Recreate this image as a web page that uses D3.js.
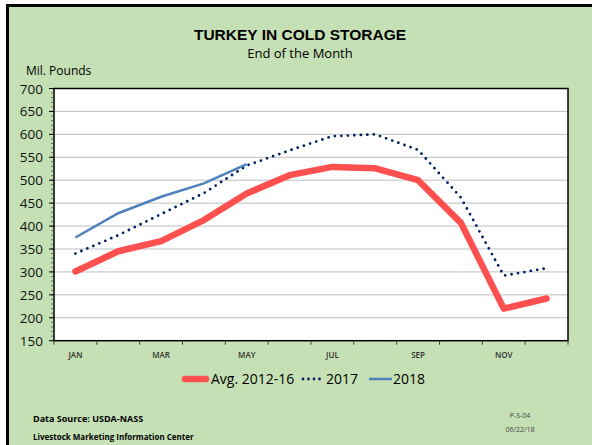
<!DOCTYPE html>
<html>
<head>
    <meta charset="utf-8">
    <script src="https://d3js.org/d3.v7.min.js"></script>
    <style>
        body { margin: 0; background: #fff; }
        svg text { font-family: "Open Sans", "Liberation Sans", sans-serif; }
    </style>
</head>
<body>
<div id="chart"></div>
<script>
    // data
    let months = ["JAN","FEB","MAR","APR","MAY","JUN","JUL","AUG","SEP","OCT","NOV","DEC"];
    let monthLabels = ["JAN","MAR","MAY","JUL","SEP","NOV"];
    let avg1216 = [301, 345, 367, 413, 471, 511, 529, 526, 500, 407, 220, 242];
    let y2017 = [340, 380, 426, 472, 532, 565, 596, 600, 566, 462, 292, 308];
    let y2018 = [375, 428, 464, 493, 535];
    let yTicks = [150, 200, 250, 300, 350, 400, 450, 500, 550, 600, 650, 700];

    let W = 592, H = 445;
    let plot = {left: 54, top: 88.5, right: 568, bottom: 340.7};

    let svg = d3.select("#chart").append("svg")
        .attr("width", W).attr("height", H);

    // background + frame
    svg.append("rect").attr("x", 0).attr("y", 0).attr("width", W).attr("height", H).attr("fill", "#fff");
    svg.append("rect").attr("x", 7.5).attr("y", 5.5).attr("width", W + 10).attr("height", H + 10)
        .attr("fill", "#c5e0b4").attr("stroke", "#000").attr("stroke-width", 3);

    let x = d3.scaleBand().domain(months).range([plot.left, plot.right]);
    let y = d3.scaleLinear().domain([150, 700]).range([plot.bottom, plot.top]);

    // plot area
    svg.append("rect")
        .attr("x", plot.left).attr("y", plot.top)
        .attr("width", plot.right - plot.left).attr("height", plot.bottom - plot.top)
        .attr("fill", "#fff");

    // gridlines
    svg.append("g").selectAll("line")
        .data(yTicks.slice(1, -1))
        .join("line")
        .attr("x1", plot.left).attr("x2", plot.right)
        .attr("y1", d => y(d)).attr("y2", d => y(d))
        .attr("stroke", "#bfbfbf").attr("stroke-width", 1);

    svg.append("rect")
        .attr("x", plot.left).attr("y", plot.top)
        .attr("width", plot.right - plot.left).attr("height", plot.bottom - plot.top)
        .attr("fill", "none").attr("stroke", "#000").attr("stroke-width", 1.5);

    // y axis: major + minor ticks
    let minor = d3.range(150, 701, 10);
    svg.append("g").selectAll("line")
        .data(minor)
        .join("line")
        .attr("x1", plot.left - 3).attr("x2", plot.left)
        .attr("y1", d => y(d)).attr("y2", d => y(d))
        .attr("stroke", "#404040").attr("stroke-width", 0.7);
    svg.append("g").selectAll("line")
        .data(yTicks)
        .join("line")
        .attr("x1", plot.left - 5).attr("x2", plot.left)
        .attr("y1", d => y(d)).attr("y2", d => y(d))
        .attr("stroke", "#000").attr("stroke-width", 1);
    svg.append("g").selectAll("text")
        .data(yTicks)
        .join("text")
        .attr("x", 43).attr("y", d => y(d) + 5)
        .attr("text-anchor", "end")
        .attr("font-size", 13.5)
        .attr("fill", "#111")
        .text(d => d);

    // x axis ticks between categories
    let bounds = months.map(m => x(m)).concat([plot.right]);
    svg.append("g").selectAll("line")
        .data(bounds)
        .join("line")
        .attr("x1", d => d).attr("x2", d => d)
        .attr("y1", plot.bottom).attr("y2", plot.bottom + 4)
        .attr("stroke", "#404040").attr("stroke-width", 1);
    svg.append("g").selectAll("text")
        .data(monthLabels)
        .join("text")
        .attr("x", d => x(d) + x.bandwidth() / 2)
        .attr("y", plot.bottom + 17)
        .attr("text-anchor", "middle")
        .attr("font-size", 8)
        .attr("font-weight", 600)
        .attr("fill", "#333")
        .text(d => d);

    let cx = i => x(months[i]) + x.bandwidth() / 2;
    let line = d3.line().x((d, i) => cx(i)).y(d => y(d));

    svg.append("path").datum(avg1216).attr("d", line)
        .attr("fill", "none").attr("stroke", "#ff5050").attr("stroke-width", 6.5)
        .attr("stroke-linecap", "round").attr("stroke-linejoin", "round");
    svg.append("path").datum(y2017).attr("d", line)
        .attr("fill", "none").attr("stroke", "#002060").attr("stroke-width", 2.8)
        .attr("stroke-dasharray", "0 6.5").attr("stroke-linecap", "round");
    svg.append("path").datum(y2018).attr("d", line)
        .attr("fill", "none").attr("stroke", "#4f81bd").attr("stroke-width", 2.5);

    // titles
    svg.append("text").attr("x", 300).attr("y", 40).attr("text-anchor", "middle")
        .style("font-family", "'Liberation Sans', Arial, sans-serif")
        .attr("font-weight", "bold").attr("font-size", 15.5).text("TURKEY IN COLD STORAGE");
    svg.append("text").attr("x", 300).attr("y", 58).attr("text-anchor", "middle")
        .attr("font-size", 13).text("End of the Month");
    svg.append("text").attr("x", 26).attr("y", 75)
        .attr("font-size", 12).text("Mil. Pounds");

    // legend
    let lg = svg.append("g");
    lg.append("line").attr("x1", 185).attr("x2", 206).attr("y1", 379).attr("y2", 379)
        .attr("stroke", "#ff5050").attr("stroke-width", 6.5).attr("stroke-linecap", "round");
    lg.append("text").attr("x", 211).attr("y", 384).attr("font-size", 14).text("Avg. 2012-16");
    lg.append("line").attr("x1", 303).attr("x2", 322).attr("y1", 379).attr("y2", 379)
        .attr("stroke", "#002060").attr("stroke-width", 2.8)
        .attr("stroke-dasharray", "0 5.5").attr("stroke-linecap", "round");
    lg.append("text").attr("x", 326).attr("y", 384).attr("font-size", 14).text("2017");
    lg.append("line").attr("x1", 369).attr("x2", 392).attr("y1", 379).attr("y2", 379)
        .attr("stroke", "#4f81bd").attr("stroke-width", 2.5);
    lg.append("text").attr("x", 393).attr("y", 384).attr("font-size", 14).text("2018");

    // footer
    svg.append("text").attr("x", 33).attr("y", 422).attr("font-size", 9)
        .attr("font-weight", "bold").text("Data Source:  USDA-NASS");
    svg.append("text").attr("x", 33).attr("y", 440).attr("font-size", 8)
        .attr("font-weight", "bold").text("Livestock Marketing Information Center");
    svg.append("text").attr("x", 520).attr("y", 418).attr("text-anchor", "middle")
        .attr("font-size", 7).attr("fill", "#444").text("P-S-04");
    svg.append("text").attr("x", 520).attr("y", 432).attr("text-anchor", "middle")
        .attr("font-size", 7).attr("fill", "#444").text("06/22/18");
</script>
</body>
</html>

What this task involves = Without the pictures, repeat the listing above exactly.

Finished exercise =
Recreate this image as a web page that uses D3.js.
<!DOCTYPE html>
<html>
<head>
    <meta charset="utf-8">
    <script src="https://d3js.org/d3.v7.min.js"></script>
    <style>
        body { margin: 0; background: #fff; }
        svg text { font-family: "Open Sans", "Liberation Sans", sans-serif; }
    </style>
</head>
<body>
<div id="chart"></div>
<script>
    // data
    let months = ["JAN","FEB","MAR","APR","MAY","JUN","JUL","AUG","SEP","OCT","NOV","DEC"];
    let monthLabels = ["JAN","MAR","MAY","JUL","SEP","NOV"];
    let avg1216 = [301, 345, 367, 413, 471, 511, 529, 526, 500, 407, 220, 242];
    let y2017 = [340, 380, 426, 472, 532, 565, 596, 600, 566, 462, 292, 308];
    let y2018 = [375, 428, 464, 493, 535];
    let yTicks = [150, 200, 250, 300, 350, 400, 450, 500, 550, 600, 650, 700];

    let W = 592, H = 445;
    let plot = {left: 54, top: 88.5, right: 568, bottom: 340.7};

    let svg = d3.select("#chart").append("svg")
        .attr("width", W).attr("height", H);

    // background + frame
    svg.append("rect").attr("x", 0).attr("y", 0).attr("width", W).attr("height", H).attr("fill", "#fff");
    svg.append("rect").attr("x", 7.5).attr("y", 5.5).attr("width", W + 10).attr("height", H + 10)
        .attr("fill", "#c5e0b4").attr("stroke", "#000").attr("stroke-width", 3);

    let x = d3.scaleBand().domain(months).range([plot.left, plot.right]);
    let y = d3.scaleLinear().domain([150, 700]).range([plot.bottom, plot.top]);

    // plot area
    svg.append("rect")
        .attr("x", plot.left).attr("y", plot.top)
        .attr("width", plot.right - plot.left).attr("height", plot.bottom - plot.top)
        .attr("fill", "#fff");

    // gridlines
    svg.append("g").selectAll("line")
        .data(yTicks.slice(1, -1))
        .join("line")
        .attr("x1", plot.left).attr("x2", plot.right)
        .attr("y1", d => y(d)).attr("y2", d => y(d))
        .attr("stroke", "#bfbfbf").attr("stroke-width", 1);

    svg.append("rect")
        .attr("x", plot.left).attr("y", plot.top)
        .attr("width", plot.right - plot.left).attr("height", plot.bottom - plot.top)
        .attr("fill", "none").attr("stroke", "#000").attr("stroke-width", 1.5);

    // y axis: major + minor ticks
    let minor = d3.range(150, 701, 10);
    svg.append("g").selectAll("line")
        .data(minor)
        .join("line")
        .attr("x1", plot.left - 3).attr("x2", plot.left)
        .attr("y1", d => y(d)).attr("y2", d => y(d))
        .attr("stroke", "#404040").attr("stroke-width", 0.7);
    svg.append("g").selectAll("line")
        .data(yTicks)
        .join("line")
        .attr("x1", plot.left - 5).attr("x2", plot.left)
        .attr("y1", d => y(d)).attr("y2", d => y(d))
        .attr("stroke", "#000").attr("stroke-width", 1);
    svg.append("g").selectAll("text")
        .data(yTicks)
        .join("text")
        .attr("x", 43).attr("y", d => y(d) + 5)
        .attr("text-anchor", "end")
        .attr("font-size", 13.5)
        .attr("fill", "#111")
        .text(d => d);

    // x axis ticks between categories
    let bounds = months.map(m => x(m)).concat([plot.right]);
    svg.append("g").selectAll("line")
        .data(bounds)
        .join("line")
        .attr("x1", d => d).attr("x2", d => d)
        .attr("y1", plot.bottom).attr("y2", plot.bottom + 4)
        .attr("stroke", "#404040").attr("stroke-width", 1);
    svg.append("g").selectAll("text")
        .data(monthLabels)
        .join("text")
        .attr("x", d => x(d) + x.bandwidth() / 2)
        .attr("y", plot.bottom + 17)
        .attr("text-anchor", "middle")
        .attr("font-size", 8)
        .attr("font-weight", 600)
        .attr("fill", "#333")
        .text(d => d);

    let cx = i => x(months[i]) + x.bandwidth() / 2;
    let line = d3.line().x((d, i) => cx(i)).y(d => y(d));

    svg.append("path").datum(avg1216).attr("d", line)
        .attr("fill", "none").attr("stroke", "#ff5050").attr("stroke-width", 6.5)
        .attr("stroke-linecap", "round").attr("stroke-linejoin", "round");
    svg.append("path").datum(y2017).attr("d", line)
        .attr("fill", "none").attr("stroke", "#002060").attr("stroke-width", 2.8)
        .attr("stroke-dasharray", "0 6.5").attr("stroke-linecap", "round");
    svg.append("path").datum(y2018).attr("d", line)
        .attr("fill", "none").attr("stroke", "#4f81bd").attr("stroke-width", 2.5);

    // titles
    svg.append("text").attr("x", 300).attr("y", 40).attr("text-anchor", "middle")
        .style("font-family", "'Liberation Sans', Arial, sans-serif")
        .attr("font-weight", "bold").attr("font-size", 15.5).text("TURKEY IN COLD STORAGE");
    svg.append("text").attr("x", 300).attr("y", 58).attr("text-anchor", "middle")
        .attr("font-size", 13).text("End of the Month");
    svg.append("text").attr("x", 26).attr("y", 75)
        .attr("font-size", 12).text("Mil. Pounds");

    // legend
    let lg = svg.append("g");
    lg.append("line").attr("x1", 185).attr("x2", 206).attr("y1", 379).attr("y2", 379)
        .attr("stroke", "#ff5050").attr("stroke-width", 6.5).attr("stroke-linecap", "round");
    lg.append("text").attr("x", 211).attr("y", 384).attr("font-size", 14).text("Avg. 2012-16");
    lg.append("line").attr("x1", 303).attr("x2", 322).attr("y1", 379).attr("y2", 379)
        .attr("stroke", "#002060").attr("stroke-width", 2.8)
        .attr("stroke-dasharray", "0 5.5").attr("stroke-linecap", "round");
    lg.append("text").attr("x", 326).attr("y", 384).attr("font-size", 14).text("2017");
    lg.append("line").attr("x1", 369).attr("x2", 392).attr("y1", 379).attr("y2", 379)
        .attr("stroke", "#4f81bd").attr("stroke-width", 2.5);
    lg.append("text").attr("x", 393).attr("y", 384).attr("font-size", 14).text("2018");

    // footer
    svg.append("text").attr("x", 33).attr("y", 422).attr("font-size", 9)
        .attr("font-weight", "bold").text("Data Source:  USDA-NASS");
    svg.append("text").attr("x", 33).attr("y", 440).attr("font-size", 8)
        .attr("font-weight", "bold").text("Livestock Marketing Information Center");
    svg.append("text").attr("x", 520).attr("y", 418).attr("text-anchor", "middle")
        .attr("font-size", 7).attr("fill", "#444").text("P-S-04");
    svg.append("text").attr("x", 520).attr("y", 432).attr("text-anchor", "middle")
        .attr("font-size", 7).attr("fill", "#444").text("06/22/18");
</script>
</body>
</html>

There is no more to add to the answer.